Another secret? This was far from Begley’s first pose in the limelight.

She’s been twirling baton for La Vista-based Sue’s Stepper-ettes since she was 4 years old and is a member of the Stepper-ettes’ two-time World Baton Twirling Championships title team, which earned international gold in 2009 and 2012.

She said the chance to be on the Sports Illustrated cover was humbling and hoped that her appearance would be representative of both her dance and twirling teams. And, like McDermott does, Begley clung to the notion of kinship that arises in the midst of great competition.

“It all happened so fast,” said Begley, a 19-year-old freshman at CU. “It was crazy. I would say that it was serious, but it wasn’t stressful. Doug, he was very humble through the whole thing. I love how he always gives credit to his teammates.

“For me, being on the cover has been kind of hard, too, because we’re a team, too, and I always want to thank my teammates. Every one of those ladies is lovely and like a sister. I don’t like taking a lot of credit. To me, the dance team really has been like family. In baton, those girls are like my sisters. Without a team, there’s not much we can get done.”

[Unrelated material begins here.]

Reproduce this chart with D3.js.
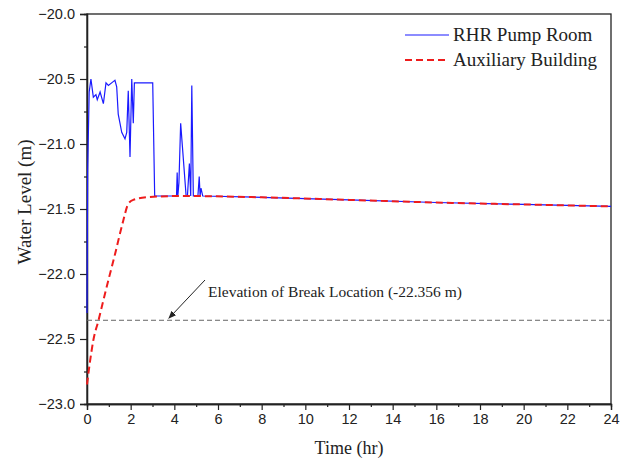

Begley said she and Saddoris discovered that SI “discovered” them through just a random look through the dance team’s website. She said the magazine knew they’d need a tall dancer and a short dancer. Editors selected the two teammates and informed the dance team moderator, Alynne Wize, of the choice.

Earlier this month, Wize told the women to be ready for a special assignment on March 5. That day, Saddoris and Begley met at Wize’s office. She led them to a patio outside the university’s library and broke the news, to much fanfare.

“I don’t really remember my initial reaction,” Begley said. “We both just started screaming and jumping up and down. From where we were standing, we could see people inside the library and I suppose they heard us.”

An hour later, the two were inside Creighton’s Old Gymnasium, in front of a tangled infrastructure of photography impedimenta.

“I went in to the shoot and said, ‘Well, I’ll be the shorter one,’” Begley said. “That got a pretty good laugh.”

And there was McDermott.

“Creighton’s a pretty small campus, so you get used to seeing a lot of people,” Begley said. “But he’s a senior and I’m a freshman, so I haven’t really seen him a lot. He’s just such a nice guy, like everyone says.”

As for some of the ancillary effects of SI notoriety?

McDermott put any notion of a jinx to rest with 35 points in the Jays’ opening round win against DePaul University in the Big East Conference Tournament.

The closest correlation for Begley was staving off the curse by boning up for her midterms.

“I’m still studying,” she said with a laugh. “I should be OK.”